Metal is not wood!
Working with metal is not easy. Blades bite differently and there is flex in the metal requiring clamps to secure it. Brass is allegedly a soft metal but taking into account the broad blade on the jig-saw that I’m using at home and my lack of knowledge in working with metal, I find the whole process of cutting Little Bird out, very tiring and stressful! Hurrumph!
Week 3 at Creative Metalwork class
Experimenting with a scrap piece of Steel to try out the pinch roller gave me confidence to try with one of the test birds. I use the “wrong” bird and put it in at an angle, then begin to turn the roller adjusting as I go. This produces a nice curve but not in the right direction as I suspected would be the case. The metal then gets stuck on the roller and does not move easily. I ask for help from the lecturer and he takes me through to another room with an awe inspiring machine with much larger proportions. I try again and get a better curve with no sticking.

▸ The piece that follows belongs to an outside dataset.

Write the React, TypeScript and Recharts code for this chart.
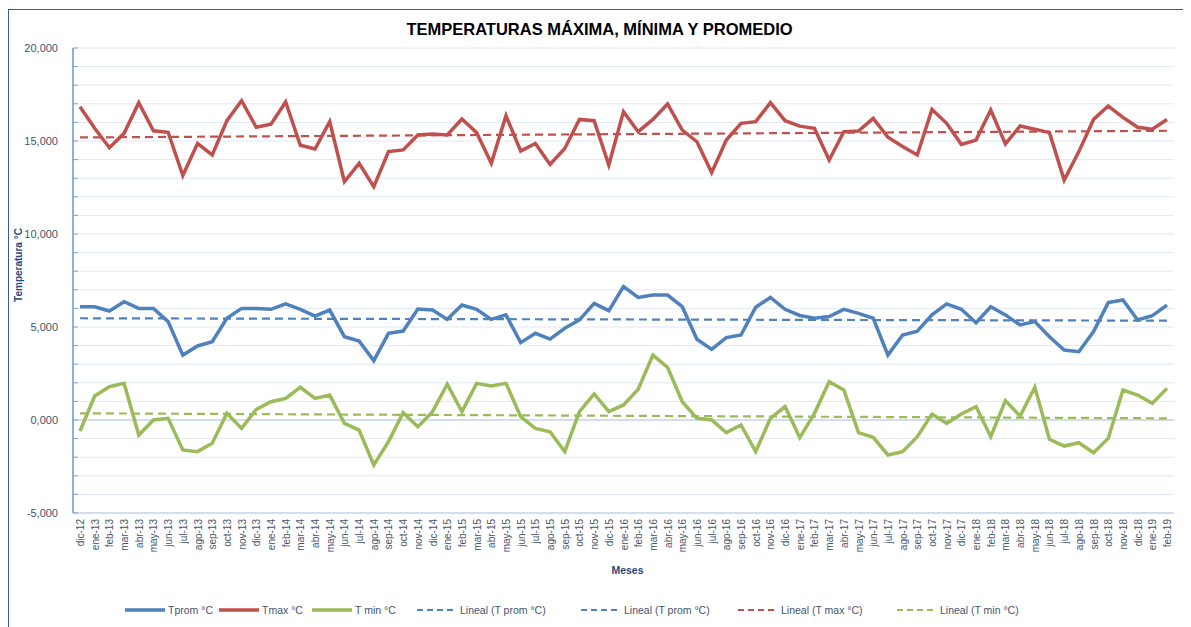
import React from "react"
import { CartesianGrid, Line, LineChart, ReferenceLine, XAxis, YAxis } from "recharts"

const months = [
  "dic-12",
  "ene-13", "feb-13", "mar-13", "abr-13", "may-13", "jun-13", "jul-13", "ago-13", "sep-13", "oct-13", "nov-13", "dic-13",
  "ene-14", "feb-14", "mar-14", "abr-14", "may-14", "jun-14", "jul-14", "ago-14", "sep-14", "oct-14", "nov-14", "dic-14",
  "ene-15", "feb-15", "mar-15", "abr-15", "may-15", "jun-15", "jul-15", "ago-15", "sep-15", "oct-15", "nov-15", "dic-15",
  "ene-16", "feb-16", "mar-16", "abr-16", "may-16", "jun-16", "jul-16", "ago-16", "sep-16", "oct-16", "nov-16", "dic-16",
  "ene-17", "feb-17", "mar-17", "abr-17", "may-17", "jun-17", "jul-17", "ago-17", "sep-17", "oct-17", "nov-17", "dic-17",
  "ene-18", "feb-18", "mar-18", "abr-18", "may-18", "jun-18", "jul-18", "ago-18", "sep-18", "oct-18", "nov-18", "dic-18",
  "ene-19", "feb-19",
]

const tprom = [
  6.09, 6.09, 5.86, 6.36, 6.0, 6.0, 5.29, 3.49, 3.98, 4.21,
  5.47, 6.0, 6.0, 5.95, 6.24, 5.95, 5.59, 5.91, 4.48, 4.25,
  3.19, 4.66, 4.78, 5.97, 5.91, 5.41, 6.18, 5.95, 5.41, 5.65,
  4.16, 4.66, 4.35, 4.93, 5.38, 6.27, 5.88, 7.17, 6.59, 6.72,
  6.72, 6.09, 4.34, 3.8, 4.43, 4.57, 6.06, 6.59, 5.95, 5.62,
  5.47, 5.56, 5.95, 5.73, 5.47, 3.49, 4.57, 4.78, 5.65, 6.24,
  5.95, 5.23, 6.09, 5.65, 5.11, 5.29, 4.48, 3.76, 3.67, 4.75,
  6.31, 6.45, 5.38, 5.61, 6.18,
]

const tmax = [
  16.84, 15.68, 14.64, 15.41, 17.06, 15.55, 15.47, 13.14, 14.87, 14.25,
  16.09, 17.17, 15.74, 15.9, 17.1, 14.77, 14.57, 16.04, 12.81, 13.8,
  12.54, 14.43, 14.52, 15.32, 15.38, 15.32, 16.18, 15.45, 13.8, 16.36,
  14.46, 14.87, 13.74, 14.6, 16.16, 16.09, 13.71, 16.58, 15.5, 16.16,
  16.99, 15.59, 14.96, 13.3, 15.05, 15.95, 16.04, 17.06, 16.09, 15.8,
  15.68, 13.98, 15.5, 15.54, 16.22, 15.2, 14.7, 14.25, 16.7, 15.95,
  14.82, 15.05, 16.67, 14.84, 15.81, 15.63, 15.45, 12.9, 14.43, 16.16,
  16.88, 16.27, 15.74, 15.63, 16.16,
]

const tmin = [
  -0.59, 1.29, 1.79, 1.97, -0.81, 0.0, 0.09, -1.61, -1.7, -1.25,
  0.36, -0.45, 0.57, 0.98, 1.16, 1.76, 1.16, 1.34, -0.18, -0.54,
  -2.42, -1.16, 0.39, -0.36, 0.45, 1.92, 0.45, 1.97, 1.83, 1.97,
  0.18, -0.45, -0.63, -1.7, 0.45, 1.4, 0.45, 0.81, 1.65, 3.49,
  2.83, 0.98, 0.09, 0.0, -0.68, -0.27, -1.7, 0.09, 0.72, -0.95,
  0.36, 2.06, 1.61, -0.68, -0.93, -1.88, -1.7, -0.9, 0.32, -0.18,
  0.32, 0.72, -0.9, 1.04, 0.21, 1.76, -1.04, -1.4, -1.22, -1.76,
  -0.99, 1.61, 1.34, 0.9, 1.7,
]

// trend line ends (first month, last month)
const trendProm = [5.47, 5.34]
const trendMax = [15.19, 15.55]
const trendMin = [0.36, 0.09]

const yTicks = [-5, -4, -3, -2, -1, 0, 1, 2, 3, 4, 5, 6, 7, 8, 9, 10, 11, 12, 13, 14, 15, 16, 17, 18, 19, 20]

const BLUE = "#4f81bd"
const RED = "#c0504d"
const GREEN = "#9bbb59"
const TEXT = "#44546a"
const FONT = "'Liberation Sans', Arial, sans-serif"

const data = months.map((m, i) => ({ mes: m, prom: tprom[i], max: tmax[i], min: tmin[i] }))

const legendItems = [
  { label: "Tprom °C", color: BLUE, dashed: false, left: 117 },
  { label: "Tmax °C", color: RED, dashed: false, left: 211 },
  { label: "T min °C", color: GREEN, dashed: false, left: 304 },
  { label: "Lineal (T prom °C)", color: BLUE, dashed: true, left: 409 },
  { label: "Lineal (T prom °C)", color: BLUE, dashed: true, left: 573 },
  { label: "Lineal (T max °C)", color: RED, dashed: true, left: 730 },
  { label: "Lineal (T min °C)", color: GREEN, dashed: true, left: 889 },
]

const fmt = (v: number) => v.toFixed(3).replace(".", ",")

const YTick = (props: any) => {
  const { x, y, payload } = props
  const v = payload.value
  return (
    <g>
      <line x1={x + 15} x2={x + 20} y1={y} y2={y} stroke="#7ea3d3" strokeWidth={1} />
      {v % 5 === 0 && (
        <text x={x} y={y} dy={4} textAnchor="end" fontSize={11} fill={TEXT} fontFamily={FONT}>
          {fmt(v)}
        </text>
      )}
    </g>
  )
}

const XTick = (props: any) => {
  const { x, y, payload } = props
  return (
    <text
      x={x}
      y={y}
      dy={4}
      transform={`rotate(-90 ${x} ${y})`}
      textAnchor="end"
      fontSize={10}
      fill={TEXT}
      fontFamily={FONT}
    >
      {payload.value}
    </text>
  )
}

const first = months[0]
const last = months[months.length - 1]

export default function App() {
  return (
    <div style={{ position: "relative", width: 1183, height: 619, fontFamily: FONT }}>
      <div
        style={{
          position: "absolute",
          left: 0,
          top: 1,
          width: 1183,
          height: 618,
          borderLeft: "1.5px solid #385d8a",
          borderTop: "1.5px solid #385d8a",
          boxSizing: "border-box",
        }}
      />
      <div
        style={{
          position: "absolute",
          top: 12,
          left: 0,
          width: 1183,
          textAlign: "center",
          fontWeight: "bold",
          fontSize: 16.5,
          color: "#000",
        }}
      >
        TEMPERATURAS MÁXIMA, MÍNIMA Y PROMEDIO
      </div>
      <div
        style={{
          position: "absolute",
          left: 10,
          top: 257,
          transform: "translate(-50%, -50%) rotate(-90deg)",
          transformOrigin: "center",
          fontWeight: "bold",
          fontSize: 10,
          color: "#1f497d",
          whiteSpace: "nowrap",
        }}
      >
        Temperatura °C
      </div>
      <LineChart width={1183} height={619} data={data} margin={{ top: 40, right: 17, left: 0, bottom: 74 }}>
        <CartesianGrid vertical={false} stroke="#dfe8f4" strokeWidth={1} />
        <XAxis
          dataKey="mes"
          interval={0}
          padding={{ left: 7, right: 7 }}
          height={40}
          tickLine={false}
          tickSize={0}
          tickMargin={6}
          axisLine={{ stroke: "#c6d7ec", strokeWidth: 1.5 }}
          tick={XTick}
        />
        <YAxis
          width={65}
          domain={[-5, 20]}
          ticks={yTicks}
          interval={0}
          tickLine={false}
          tickSize={0}
          tickMargin={15}
          axisLine={{ stroke: "#6d96cc", strokeWidth: 1.5 }}
          tick={YTick}
        />
        <ReferenceLine y={0} stroke="#c6d7ec" strokeWidth={1.5} />
        <Line dataKey="prom" stroke={BLUE} strokeWidth={3.5} dot={false} isAnimationActive={false} />
        <Line dataKey="max" stroke={RED} strokeWidth={3.5} dot={false} isAnimationActive={false} />
        <Line dataKey="min" stroke={GREEN} strokeWidth={3.5} dot={false} isAnimationActive={false} />
        <ReferenceLine
          segment={[{ x: first, y: trendProm[0] }, { x: last, y: trendProm[1] }]}
          stroke={BLUE}
          strokeWidth={2.2}
          strokeDasharray="8 5"
        />
        <ReferenceLine
          segment={[{ x: first, y: trendMax[0] }, { x: last, y: trendMax[1] }]}
          stroke={RED}
          strokeWidth={2.2}
          strokeDasharray="8 5"
        />
        <ReferenceLine
          segment={[{ x: first, y: trendMin[0] }, { x: last, y: trendMin[1] }]}
          stroke={GREEN}
          strokeWidth={2.2}
          strokeDasharray="8 5"
        />
      </LineChart>
      <div
        style={{
          position: "absolute",
          top: 556,
          left: 0,
          width: 1239,
          textAlign: "center",
          fontWeight: "bold",
          fontSize: 10.5,
          color: "#1f497d",
        }}
      >
        Meses
      </div>
      {legendItems.map((it, i) => (
        <div
          key={i}
          style={{
            position: "absolute",
            top: 596,
            left: it.left,
            display: "flex",
            alignItems: "center",
            gap: 3,
            fontSize: 10.5,
            color: TEXT,
            whiteSpace: "nowrap",
          }}
        >
          <svg width={40} height={6}>
            <line
              x1={0}
              x2={40}
              y1={3}
              y2={3}
              stroke={it.color}
              strokeWidth={it.dashed ? 2.2 : 3.5}
              strokeDasharray={it.dashed ? "6 4" : undefined}
            />
          </svg>
          <span>{it.label}</span>
        </div>
      ))}
    </div>
  )
}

Going back into the machine class, I begin the polishing process on Little Bird. To do this I attach a buffing disk on to a drill, I add polishing compound to the edges by turning the drill on and holding the compound against the discs edges. It is important to achieve even coverage when doing this.
Polish, polish….sigh….polish more….sometimes creating is tedious!
Encouraged I return to the roller with and move on to the second steel bird, but using a different angle and I begin the same process again. Taking each phase of the curling slowly and assessing and adjusting as I go, results in a curve that matches my abstract image of a bird and to being brave enough to do the same thing with Little Bird.
Because I need the brass to stay clean, the lecturer wraps the rollers with template paper…..deep breath and in she goes
Oh how beautiful she is; Mother energy radiating out of her like a beacon of light. I am so, so happy…..and proud of myself for capturing the abstract bird in brass that I envisaged in my planning.